─── Data records ───

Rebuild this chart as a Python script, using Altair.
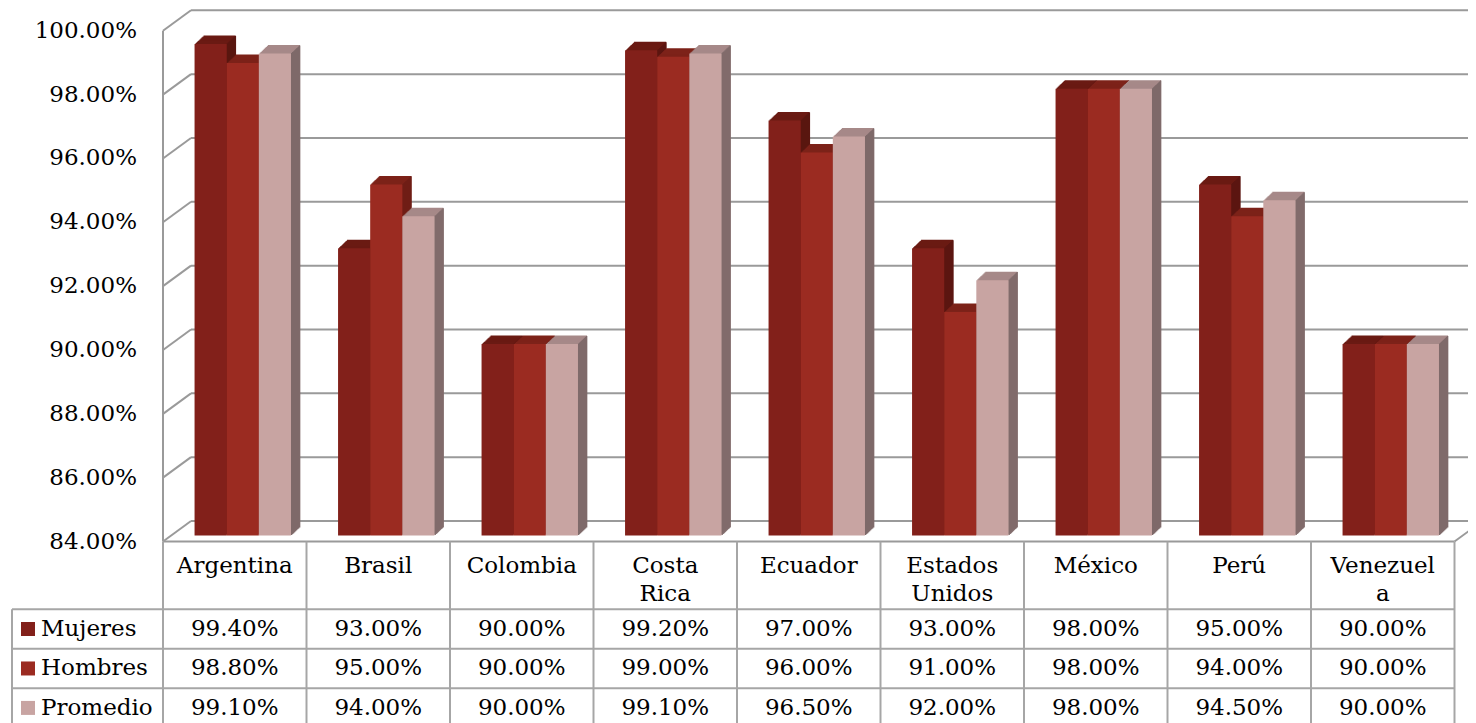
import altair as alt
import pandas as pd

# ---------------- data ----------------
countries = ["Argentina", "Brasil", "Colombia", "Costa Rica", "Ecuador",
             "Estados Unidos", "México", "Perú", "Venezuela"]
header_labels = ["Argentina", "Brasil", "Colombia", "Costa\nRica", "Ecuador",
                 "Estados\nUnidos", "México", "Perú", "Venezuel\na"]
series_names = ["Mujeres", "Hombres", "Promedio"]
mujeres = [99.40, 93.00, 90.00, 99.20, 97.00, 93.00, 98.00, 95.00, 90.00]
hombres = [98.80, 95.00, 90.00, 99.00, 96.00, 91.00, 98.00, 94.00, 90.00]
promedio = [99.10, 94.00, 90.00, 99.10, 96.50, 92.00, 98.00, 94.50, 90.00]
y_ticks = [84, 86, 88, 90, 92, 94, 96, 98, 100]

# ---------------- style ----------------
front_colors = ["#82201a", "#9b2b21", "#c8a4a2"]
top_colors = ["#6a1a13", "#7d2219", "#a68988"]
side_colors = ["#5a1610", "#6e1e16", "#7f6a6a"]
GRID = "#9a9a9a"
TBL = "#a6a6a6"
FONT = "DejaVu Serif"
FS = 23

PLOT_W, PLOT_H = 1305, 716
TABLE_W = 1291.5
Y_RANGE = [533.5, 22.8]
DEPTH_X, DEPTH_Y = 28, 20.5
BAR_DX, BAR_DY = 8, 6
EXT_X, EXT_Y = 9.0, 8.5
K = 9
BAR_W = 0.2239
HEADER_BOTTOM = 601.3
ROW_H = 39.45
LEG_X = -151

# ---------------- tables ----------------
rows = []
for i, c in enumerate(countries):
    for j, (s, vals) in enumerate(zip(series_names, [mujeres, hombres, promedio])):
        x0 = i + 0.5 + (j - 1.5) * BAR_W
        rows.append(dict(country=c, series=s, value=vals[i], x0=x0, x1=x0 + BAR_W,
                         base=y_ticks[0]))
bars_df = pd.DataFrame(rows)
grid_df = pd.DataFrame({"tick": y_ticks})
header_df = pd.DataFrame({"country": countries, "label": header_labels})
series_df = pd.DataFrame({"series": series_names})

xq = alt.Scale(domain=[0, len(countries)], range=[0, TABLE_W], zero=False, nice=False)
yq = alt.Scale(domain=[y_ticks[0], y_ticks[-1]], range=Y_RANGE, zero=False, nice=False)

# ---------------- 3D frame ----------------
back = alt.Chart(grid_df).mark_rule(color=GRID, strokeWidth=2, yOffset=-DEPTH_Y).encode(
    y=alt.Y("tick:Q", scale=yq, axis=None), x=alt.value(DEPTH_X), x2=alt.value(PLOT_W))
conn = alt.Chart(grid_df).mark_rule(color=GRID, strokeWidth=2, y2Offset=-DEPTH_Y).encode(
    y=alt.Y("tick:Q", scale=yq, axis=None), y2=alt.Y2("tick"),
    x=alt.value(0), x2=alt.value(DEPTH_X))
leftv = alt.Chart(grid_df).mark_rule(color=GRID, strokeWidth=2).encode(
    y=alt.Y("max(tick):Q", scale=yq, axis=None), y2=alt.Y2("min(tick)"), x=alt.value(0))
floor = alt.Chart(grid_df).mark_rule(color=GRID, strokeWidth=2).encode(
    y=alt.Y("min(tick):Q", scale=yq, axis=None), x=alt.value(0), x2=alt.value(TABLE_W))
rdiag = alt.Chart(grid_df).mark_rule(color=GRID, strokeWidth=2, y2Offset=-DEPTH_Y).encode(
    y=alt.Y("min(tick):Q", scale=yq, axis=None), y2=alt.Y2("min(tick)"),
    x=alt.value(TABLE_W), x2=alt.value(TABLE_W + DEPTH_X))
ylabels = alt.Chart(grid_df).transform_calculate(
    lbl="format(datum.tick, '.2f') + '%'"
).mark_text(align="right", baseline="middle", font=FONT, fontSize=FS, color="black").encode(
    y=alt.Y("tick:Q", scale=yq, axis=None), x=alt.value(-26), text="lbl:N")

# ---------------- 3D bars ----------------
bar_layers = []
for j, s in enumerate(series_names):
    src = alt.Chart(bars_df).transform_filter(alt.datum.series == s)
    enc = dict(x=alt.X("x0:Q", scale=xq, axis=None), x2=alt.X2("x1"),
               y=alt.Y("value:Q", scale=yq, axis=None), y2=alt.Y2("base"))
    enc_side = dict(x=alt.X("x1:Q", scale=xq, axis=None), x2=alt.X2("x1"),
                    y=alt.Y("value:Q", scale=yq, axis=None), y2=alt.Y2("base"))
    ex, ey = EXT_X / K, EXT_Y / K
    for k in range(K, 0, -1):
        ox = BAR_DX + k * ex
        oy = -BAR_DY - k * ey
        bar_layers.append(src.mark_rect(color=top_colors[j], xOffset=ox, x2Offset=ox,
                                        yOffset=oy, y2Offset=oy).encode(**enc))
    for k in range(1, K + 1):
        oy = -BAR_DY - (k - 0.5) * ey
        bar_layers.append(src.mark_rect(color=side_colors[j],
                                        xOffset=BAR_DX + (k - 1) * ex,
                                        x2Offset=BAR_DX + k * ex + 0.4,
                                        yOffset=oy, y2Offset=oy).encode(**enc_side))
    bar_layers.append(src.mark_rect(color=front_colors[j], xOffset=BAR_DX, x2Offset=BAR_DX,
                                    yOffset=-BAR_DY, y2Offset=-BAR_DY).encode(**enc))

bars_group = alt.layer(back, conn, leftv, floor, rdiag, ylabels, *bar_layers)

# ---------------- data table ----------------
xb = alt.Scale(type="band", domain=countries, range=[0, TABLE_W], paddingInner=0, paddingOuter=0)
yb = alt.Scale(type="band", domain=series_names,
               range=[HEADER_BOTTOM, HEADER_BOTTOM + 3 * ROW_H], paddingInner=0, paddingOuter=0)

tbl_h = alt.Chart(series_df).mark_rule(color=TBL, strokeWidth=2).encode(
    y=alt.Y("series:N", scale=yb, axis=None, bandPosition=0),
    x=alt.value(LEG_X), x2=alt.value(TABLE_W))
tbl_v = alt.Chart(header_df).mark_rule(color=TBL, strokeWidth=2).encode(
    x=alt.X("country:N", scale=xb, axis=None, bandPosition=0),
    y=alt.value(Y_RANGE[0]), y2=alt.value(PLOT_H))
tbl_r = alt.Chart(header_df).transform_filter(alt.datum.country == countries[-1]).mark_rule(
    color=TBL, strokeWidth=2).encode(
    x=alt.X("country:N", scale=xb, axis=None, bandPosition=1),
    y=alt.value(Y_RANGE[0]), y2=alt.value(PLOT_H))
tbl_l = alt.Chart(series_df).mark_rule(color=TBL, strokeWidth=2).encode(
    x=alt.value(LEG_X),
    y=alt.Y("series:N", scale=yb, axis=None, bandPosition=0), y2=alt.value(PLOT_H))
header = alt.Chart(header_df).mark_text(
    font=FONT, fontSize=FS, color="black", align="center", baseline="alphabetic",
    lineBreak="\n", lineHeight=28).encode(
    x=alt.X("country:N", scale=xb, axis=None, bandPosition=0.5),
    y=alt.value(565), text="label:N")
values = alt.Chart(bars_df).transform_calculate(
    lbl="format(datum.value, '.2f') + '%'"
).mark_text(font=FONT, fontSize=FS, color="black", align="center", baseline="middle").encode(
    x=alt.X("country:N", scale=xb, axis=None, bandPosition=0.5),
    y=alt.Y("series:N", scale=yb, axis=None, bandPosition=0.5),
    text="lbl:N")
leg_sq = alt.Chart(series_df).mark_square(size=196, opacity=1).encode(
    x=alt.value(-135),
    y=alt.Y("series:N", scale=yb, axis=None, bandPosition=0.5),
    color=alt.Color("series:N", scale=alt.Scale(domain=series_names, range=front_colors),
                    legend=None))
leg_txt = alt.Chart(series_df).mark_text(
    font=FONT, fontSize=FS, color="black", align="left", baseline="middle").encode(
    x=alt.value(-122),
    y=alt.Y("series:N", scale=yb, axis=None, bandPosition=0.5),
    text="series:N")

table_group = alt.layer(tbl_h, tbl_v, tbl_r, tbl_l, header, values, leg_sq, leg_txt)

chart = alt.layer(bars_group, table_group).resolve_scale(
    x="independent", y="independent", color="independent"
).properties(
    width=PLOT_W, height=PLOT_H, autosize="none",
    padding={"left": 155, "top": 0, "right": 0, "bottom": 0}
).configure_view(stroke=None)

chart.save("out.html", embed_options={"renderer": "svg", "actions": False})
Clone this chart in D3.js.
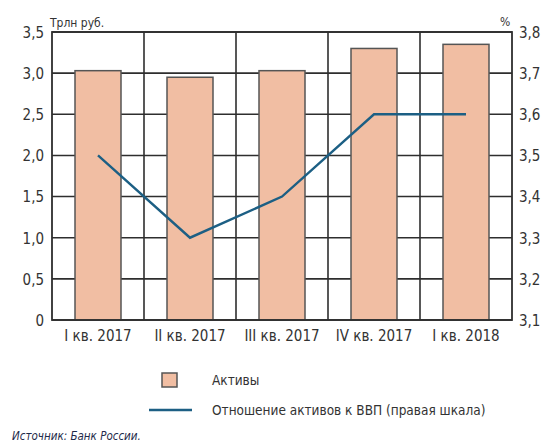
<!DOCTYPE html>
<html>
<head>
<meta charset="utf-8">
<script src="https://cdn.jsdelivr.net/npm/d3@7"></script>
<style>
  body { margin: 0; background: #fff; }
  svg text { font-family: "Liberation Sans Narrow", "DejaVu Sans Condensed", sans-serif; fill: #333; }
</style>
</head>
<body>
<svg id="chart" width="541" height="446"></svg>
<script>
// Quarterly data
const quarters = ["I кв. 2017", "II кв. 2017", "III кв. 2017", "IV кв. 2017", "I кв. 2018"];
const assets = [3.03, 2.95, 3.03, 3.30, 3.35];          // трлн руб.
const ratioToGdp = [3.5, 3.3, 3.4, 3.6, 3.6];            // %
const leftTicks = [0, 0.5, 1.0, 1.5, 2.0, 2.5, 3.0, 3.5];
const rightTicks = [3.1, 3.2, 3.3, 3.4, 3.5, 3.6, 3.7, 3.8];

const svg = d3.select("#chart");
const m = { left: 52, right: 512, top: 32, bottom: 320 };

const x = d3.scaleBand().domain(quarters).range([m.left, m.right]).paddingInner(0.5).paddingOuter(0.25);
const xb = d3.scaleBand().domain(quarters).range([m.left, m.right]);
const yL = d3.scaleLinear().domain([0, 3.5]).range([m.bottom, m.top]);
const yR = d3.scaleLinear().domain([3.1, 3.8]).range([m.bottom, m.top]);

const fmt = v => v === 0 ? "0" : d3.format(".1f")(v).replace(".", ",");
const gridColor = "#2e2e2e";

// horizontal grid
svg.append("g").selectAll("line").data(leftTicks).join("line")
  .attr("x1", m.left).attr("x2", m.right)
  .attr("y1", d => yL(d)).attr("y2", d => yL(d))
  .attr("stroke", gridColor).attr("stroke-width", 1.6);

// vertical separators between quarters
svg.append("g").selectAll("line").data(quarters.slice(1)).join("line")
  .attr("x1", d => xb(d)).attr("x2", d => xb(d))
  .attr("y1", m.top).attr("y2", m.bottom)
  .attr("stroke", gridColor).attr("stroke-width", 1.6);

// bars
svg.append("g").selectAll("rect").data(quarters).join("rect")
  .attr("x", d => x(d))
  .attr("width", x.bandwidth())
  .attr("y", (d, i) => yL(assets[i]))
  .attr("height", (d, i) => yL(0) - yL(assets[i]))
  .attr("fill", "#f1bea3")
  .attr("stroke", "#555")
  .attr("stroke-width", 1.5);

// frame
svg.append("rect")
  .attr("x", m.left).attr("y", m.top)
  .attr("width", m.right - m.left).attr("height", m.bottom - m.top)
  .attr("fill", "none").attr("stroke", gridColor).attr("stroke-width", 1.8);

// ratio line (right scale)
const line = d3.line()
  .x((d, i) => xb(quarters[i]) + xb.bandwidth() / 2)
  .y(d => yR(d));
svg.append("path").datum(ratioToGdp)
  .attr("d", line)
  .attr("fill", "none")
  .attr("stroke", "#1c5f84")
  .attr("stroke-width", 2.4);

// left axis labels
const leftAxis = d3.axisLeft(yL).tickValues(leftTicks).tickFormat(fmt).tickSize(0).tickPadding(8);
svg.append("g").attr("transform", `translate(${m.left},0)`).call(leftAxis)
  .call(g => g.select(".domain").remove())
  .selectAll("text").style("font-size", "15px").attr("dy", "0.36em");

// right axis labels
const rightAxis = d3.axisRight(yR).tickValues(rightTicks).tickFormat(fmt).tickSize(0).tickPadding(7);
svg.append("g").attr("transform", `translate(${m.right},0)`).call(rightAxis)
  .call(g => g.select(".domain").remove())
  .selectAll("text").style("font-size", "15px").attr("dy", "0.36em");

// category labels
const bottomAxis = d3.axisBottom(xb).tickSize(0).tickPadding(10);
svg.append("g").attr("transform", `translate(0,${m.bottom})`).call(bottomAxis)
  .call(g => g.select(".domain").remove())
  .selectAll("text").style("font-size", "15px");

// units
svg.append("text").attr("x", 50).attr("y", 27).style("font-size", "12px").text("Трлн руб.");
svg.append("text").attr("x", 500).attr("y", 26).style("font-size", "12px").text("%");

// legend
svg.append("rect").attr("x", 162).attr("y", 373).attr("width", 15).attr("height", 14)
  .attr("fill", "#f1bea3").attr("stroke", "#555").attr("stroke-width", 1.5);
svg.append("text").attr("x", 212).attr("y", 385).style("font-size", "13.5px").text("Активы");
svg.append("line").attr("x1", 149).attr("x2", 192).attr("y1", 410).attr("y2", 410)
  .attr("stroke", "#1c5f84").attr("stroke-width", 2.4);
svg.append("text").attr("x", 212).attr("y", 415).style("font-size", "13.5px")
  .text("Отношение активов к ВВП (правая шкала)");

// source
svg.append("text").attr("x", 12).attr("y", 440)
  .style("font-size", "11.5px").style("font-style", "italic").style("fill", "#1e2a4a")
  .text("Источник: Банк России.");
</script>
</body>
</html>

───

Exercise details
Write out the lines beginning with the one that contains "Clone this chart in D3.js." and ending with the one that contains "32, bottom: 320", exactly as given. Leave pictures out.

Task output
Clone this chart in D3.js.
<!DOCTYPE html>
<html>
<head>
<meta charset="utf-8">
<script src="https://cdn.jsdelivr.net/npm/d3@7"></script>
<style>
  body { margin: 0; background: #fff; }
  svg text { font-family: "Liberation Sans Narrow", "DejaVu Sans Condensed", sans-serif; fill: #333; }
</style>
</head>
<body>
<svg id="chart" width="541" height="446"></svg>
<script>
// Quarterly data
const quarters = ["I кв. 2017", "II кв. 2017", "III кв. 2017", "IV кв. 2017", "I кв. 2018"];
const assets = [3.03, 2.95, 3.03, 3.30, 3.35];          // трлн руб.
const ratioToGdp = [3.5, 3.3, 3.4, 3.6, 3.6];            // %
const leftTicks = [0, 0.5, 1.0, 1.5, 2.0, 2.5, 3.0, 3.5];
const rightTicks = [3.1, 3.2, 3.3, 3.4, 3.5, 3.6, 3.7, 3.8];

const svg = d3.select("#chart");
const m = { left: 52, right: 512, top: 32, bottom: 320 };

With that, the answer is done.